## COLLECTED DATA
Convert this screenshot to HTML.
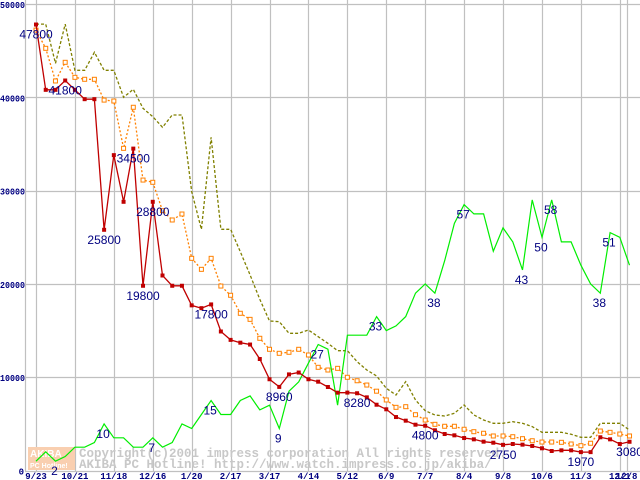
<!DOCTYPE html>
<html><head><meta charset="utf-8"><style>
html,body{margin:0;padding:0;background:#fff;}
svg{display:block;}
.ax{font-family:"Liberation Mono",monospace;font-size:9px;font-weight:bold;fill:#000080;}
.lb{font-family:"Liberation Sans",sans-serif;font-size:12px;fill:#000080;}
.wm{font-family:"Liberation Mono",monospace;font-size:12.5px;font-weight:bold;fill:#c8c8c8;}
</style></head><body>
<svg id="chart" width="640" height="480" viewBox="0 0 640 480" xmlns="http://www.w3.org/2000/svg">
<g id="grid"></g>
<g id="watermark">
<rect x="28" y="447" width="47" height="23" fill="#f9cfb0"/>
<text x="30" y="457" font-family="Liberation Sans,sans-serif" font-size="10" font-weight="bold" fill="#fff">AKIBA</text>
<text x="30" y="468" font-family="Liberation Sans,sans-serif" font-size="7" font-weight="bold" fill="#fff">PC Hotline!</text>
<text class="wm" x="79" y="457">Copyright(c)2001 impress corporation All rights reserved.</text>
<text class="wm" x="79" y="468">AKIBA PC Hotline!  http://www.watch.impress.co.jp/akiba/</text>
</g>
<g id="series"></g>
<g id="labels"></g>
</svg>
<script>
const redValues=[47800,40800,40800,41800,40800,39800,39800,25800,33800,28800,34500,19800,28800,20900,19800,19800,17700,17400,17800,14900,14000,13700,13500,11950,9780,8960,10300,10500,9780,9520,8950,8340,8350,8280,7840,7050,6560,5730,5340,4910,4800,4310,3910,3770,3480,3340,3090,2980,2750,2840,2770,2630,2380,2090,2160,2160,1970,1970,3560,3340,2840,3080];
const orangeValues=[47200,45250,41750,43750,42140,41930,41930,39700,39600,34530,38930,31130,30890,27850,26850,27490,22740,21560,22740,19770,18780,16850,16200,14170,12990,12560,12670,12990,12380,11060,10770,10950,9990,9620,9160,8500,7560,6770,6840,5980,5410,4950,4740,4740,4420,4160,3990,3700,3700,3620,3410,3190,3050,3050,3020,2840,2660,2920,4230,4090,3910,3700];
const oliveValues=[47850,47850,43640,47850,42890,42890,44820,42890,42890,40000,40860,38820,37920,36780,38100,38100,29880,25850,35710,25850,25850,23450,20950,18350,16020,15950,14700,14700,15060,14340,13630,12840,12840,11660,10770,10130,8810,8090,9520,7560,6410,5950,5840,6130,7020,5950,5410,5060,5060,5230,5060,4700,4090,4090,4090,3880,3560,3560,5060,5060,5060,4340];
const greenCounts=[2,4,2,3,5,5,6,10,7,7,5,5,7,5,6,10,9,12,15,12,12,15,16,13,14,9,17,19,23,27,26,14,29,29,29,33,30,31,33,38,40,38,45,53,57,55,55,47,52,49,43,58,50,58,49,49,44,40,38,51,50,44];
const redLabelIdx=[0,3,7,10,11,12,18,25,33,40,48,56,61];
const greenLabelIdx=[2,7,12,18,25,29,35,41,44,50,52,53,58,59];
const yTicks=[0,10000,20000,30000,40000,50000];
const xTickLabels=["9/23","10/21","11/18","12/16","1/20","2/17","3/17","4/14","5/12","6/9","7/7","8/4","9/8","10/6","11/3","12/1","12/8"];
const xTickIdx=[0,4,8,12,16,20,24,28,32,36,40,44,48,52,56,60,60.7];

const NS="http://www.w3.org/2000/svg";
function xS(i){return 36+i*9.73;}
function yS(v){return 470.5-v*93.3/10000;}
function mk(tag,attrs,parent){const e=document.createElementNS(NS,tag);for(const k in attrs)e.setAttribute(k,attrs[k]);parent.appendChild(e);return e;}
const grid=document.getElementById('grid'),series=document.getElementById('series'),labels=document.getElementById('labels');

yTicks.forEach(v=>{
  const l=mk('line',{x1:25,x2:640,y1:Math.round(yS(v))+0.5,y2:Math.round(yS(v))+0.5,stroke:'#c0c0c0','stroke-width':1.2},grid);
  
  
  const s=String(v);
  const t=mk('text',{x:v===0?24:25,y:yS(v)+4,'text-anchor':'end',class:'ax'},grid);
  if(s.length>1){t.setAttribute('textLength',s.length*5);t.setAttribute('lengthAdjust','spacingAndGlyphs');}
  t.textContent=s;
  
  
});
const ax=mk('line',{x1:25.5,x2:25.5,y1:0,y2:471,stroke:'#c0c0c0','stroke-width':1.2},grid);


xTickIdx.forEach((i,k)=>{
  const x=Math.round(xS(i))+0.5;
  const l=mk('line',{x1:x,x2:x,y1:0,y2:471,stroke:'#c0c0c0','stroke-width':1.2},grid);
  
  
  const t=mk('text',{x:xS(i),y:479,'text-anchor':'middle',class:'ax'},grid);
  t.textContent=xTickLabels[k];
  
  
});

function pts(arr,scale){return arr.map((v,i)=>xS(i).toFixed(1)+','+yS(v*scale).toFixed(1)).join(' ');}
const olive=mk('polyline',{points:pts(oliveValues,1),fill:'none',stroke:'#808000','stroke-width':1.3,'stroke-dasharray':'3,2'},series);


const orange=mk('polyline',{points:pts(orangeValues,1),fill:'none',stroke:'#ff8000','stroke-width':1.3,'stroke-dasharray':'2,2'},series);


orangeValues.forEach((v,i)=>{
  const r=mk('rect',{x:xS(i)-2,y:yS(v)-2,width:4,height:4,fill:'#fff',stroke:'#ff8000','stroke-width':1},series);
  
  
});
const green=mk('polyline',{points:pts(greenCounts,500),fill:'none',stroke:'#00ee00','stroke-width':1.2},series);


const red=mk('polyline',{points:pts(redValues,1),fill:'none',stroke:'#c00000','stroke-width':1.3},series);


redValues.forEach((v,i)=>{
  const r=mk('rect',{x:xS(i)-2,y:yS(v)-2,width:4,height:4,fill:'#c00000'},series);
  
  
});
redLabelIdx.forEach(i=>{
  const t=mk('text',{x:xS(i),y:yS(redValues[i])+14,'text-anchor':'middle',class:'lb'},labels);
  t.textContent=String(redValues[i]);
  
  
});
greenLabelIdx.forEach(i=>{
  const t=mk('text',{x:xS(i)-1,y:yS(greenCounts[i]*500)+14,'text-anchor':'middle',class:'lb'},labels);
  t.textContent=String(greenCounts[i]);
  
  
});
</script>
</body></html>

## WRITTEN INSTRUCTION
Repeat the material above word for word and skip every image in it.

## SOLUTION TO THIS PROBLEM
Convert this screenshot to HTML.
<!DOCTYPE html>
<html><head><meta charset="utf-8"><style>
html,body{margin:0;padding:0;background:#fff;}
svg{display:block;}
.ax{font-family:"Liberation Mono",monospace;font-size:9px;font-weight:bold;fill:#000080;}
.lb{font-family:"Liberation Sans",sans-serif;font-size:12px;fill:#000080;}
.wm{font-family:"Liberation Mono",monospace;font-size:12.5px;font-weight:bold;fill:#c8c8c8;}
</style></head><body>
<svg id="chart" width="640" height="480" viewBox="0 0 640 480" xmlns="http://www.w3.org/2000/svg">
<g id="grid"></g>
<g id="watermark">
<rect x="28" y="447" width="47" height="23" fill="#f9cfb0"/>
<text x="30" y="457" font-family="Liberation Sans,sans-serif" font-size="10" font-weight="bold" fill="#fff">AKIBA</text>
<text x="30" y="468" font-family="Liberation Sans,sans-serif" font-size="7" font-weight="bold" fill="#fff">PC Hotline!</text>
<text class="wm" x="79" y="457">Copyright(c)2001 impress corporation All rights reserved.</text>
<text class="wm" x="79" y="468">AKIBA PC Hotline!  http://www.watch.impress.co.jp/akiba/</text>
</g>
<g id="series"></g>
<g id="labels"></g>
</svg>
<script>
const redValues=[47800,40800,40800,41800,40800,39800,39800,25800,33800,28800,34500,19800,28800,20900,19800,19800,17700,17400,17800,14900,14000,13700,13500,11950,9780,8960,10300,10500,9780,9520,8950,8340,8350,8280,7840,7050,6560,5730,5340,4910,4800,4310,3910,3770,3480,3340,3090,2980,2750,2840,2770,2630,2380,2090,2160,2160,1970,1970,3560,3340,2840,3080];
const orangeValues=[47200,45250,41750,43750,42140,41930,41930,39700,39600,34530,38930,31130,30890,27850,26850,27490,22740,21560,22740,19770,18780,16850,16200,14170,12990,12560,12670,12990,12380,11060,10770,10950,9990,9620,9160,8500,7560,6770,6840,5980,5410,4950,4740,4740,4420,4160,3990,3700,3700,3620,3410,3190,3050,3050,3020,2840,2660,2920,4230,4090,3910,3700];
const oliveValues=[47850,47850,43640,47850,42890,42890,44820,42890,42890,40000,40860,38820,37920,36780,38100,38100,29880,25850,35710,25850,25850,23450,20950,18350,16020,15950,14700,14700,15060,14340,13630,12840,12840,11660,10770,10130,8810,8090,9520,7560,6410,5950,5840,6130,7020,5950,5410,5060,5060,5230,5060,4700,4090,4090,4090,3880,3560,3560,5060,5060,5060,4340];
const greenCounts=[2,4,2,3,5,5,6,10,7,7,5,5,7,5,6,10,9,12,15,12,12,15,16,13,14,9,17,19,23,27,26,14,29,29,29,33,30,31,33,38,40,38,45,53,57,55,55,47,52,49,43,58,50,58,49,49,44,40,38,51,50,44];
const redLabelIdx=[0,3,7,10,11,12,18,25,33,40,48,56,61];
const greenLabelIdx=[2,7,12,18,25,29,35,41,44,50,52,53,58,59];
const yTicks=[0,10000,20000,30000,40000,50000];
const xTickLabels=["9/23","10/21","11/18","12/16","1/20","2/17","3/17","4/14","5/12","6/9","7/7","8/4","9/8","10/6","11/3","12/1","12/8"];
const xTickIdx=[0,4,8,12,16,20,24,28,32,36,40,44,48,52,56,60,60.7];

const NS="http://www.w3.org/2000/svg";
function xS(i){return 36+i*9.73;}
function yS(v){return 470.5-v*93.3/10000;}
function mk(tag,attrs,parent){const e=document.createElementNS(NS,tag);for(const k in attrs)e.setAttribute(k,attrs[k]);parent.appendChild(e);return e;}
const grid=document.getElementById('grid'),series=document.getElementById('series'),labels=document.getElementById('labels');

yTicks.forEach(v=>{
  const l=mk('line',{x1:25,x2:640,y1:Math.round(yS(v))+0.5,y2:Math.round(yS(v))+0.5,stroke:'#c0c0c0','stroke-width':1.2},grid);
  
  
  const s=String(v);
  const t=mk('text',{x:v===0?24:25,y:yS(v)+4,'text-anchor':'end',class:'ax'},grid);
  if(s.length>1){t.setAttribute('textLength',s.length*5);t.setAttribute('lengthAdjust','spacingAndGlyphs');}
  t.textContent=s;
  
  
});
const ax=mk('line',{x1:25.5,x2:25.5,y1:0,y2:471,stroke:'#c0c0c0','stroke-width':1.2},grid);


xTickIdx.forEach((i,k)=>{
  const x=Math.round(xS(i))+0.5;
  const l=mk('line',{x1:x,x2:x,y1:0,y2:471,stroke:'#c0c0c0','stroke-width':1.2},grid);
  
  
  const t=mk('text',{x:xS(i),y:479,'text-anchor':'middle',class:'ax'},grid);
  t.textContent=xTickLabels[k];
  
  
});

function pts(arr,scale){return arr.map((v,i)=>xS(i).toFixed(1)+','+yS(v*scale).toFixed(1)).join(' ');}
const olive=mk('polyline',{points:pts(oliveValues,1),fill:'none',stroke:'#808000','stroke-width':1.3,'stroke-dasharray':'3,2'},series);


const orange=mk('polyline',{points:pts(orangeValues,1),fill:'none',stroke:'#ff8000','stroke-width':1.3,'stroke-dasharray':'2,2'},series);


orangeValues.forEach((v,i)=>{
  const r=mk('rect',{x:xS(i)-2,y:yS(v)-2,width:4,height:4,fill:'#fff',stroke:'#ff8000','stroke-width':1},series);
  
  
});
const green=mk('polyline',{points:pts(greenCounts,500),fill:'none',stroke:'#00ee00','stroke-width':1.2},series);


const red=mk('polyline',{points:pts(redValues,1),fill:'none',stroke:'#c00000','stroke-width':1.3},series);


redValues.forEach((v,i)=>{
  const r=mk('rect',{x:xS(i)-2,y:yS(v)-2,width:4,height:4,fill:'#c00000'},series);
  
  
});
redLabelIdx.forEach(i=>{
  const t=mk('text',{x:xS(i),y:yS(redValues[i])+14,'text-anchor':'middle',class:'lb'},labels);
  t.textContent=String(redValues[i]);
  
  
});
greenLabelIdx.forEach(i=>{
  const t=mk('text',{x:xS(i)-1,y:yS(greenCounts[i]*500)+14,'text-anchor':'middle',class:'lb'},labels);
  t.textContent=String(greenCounts[i]);
  
  
});
</script>
</body></html>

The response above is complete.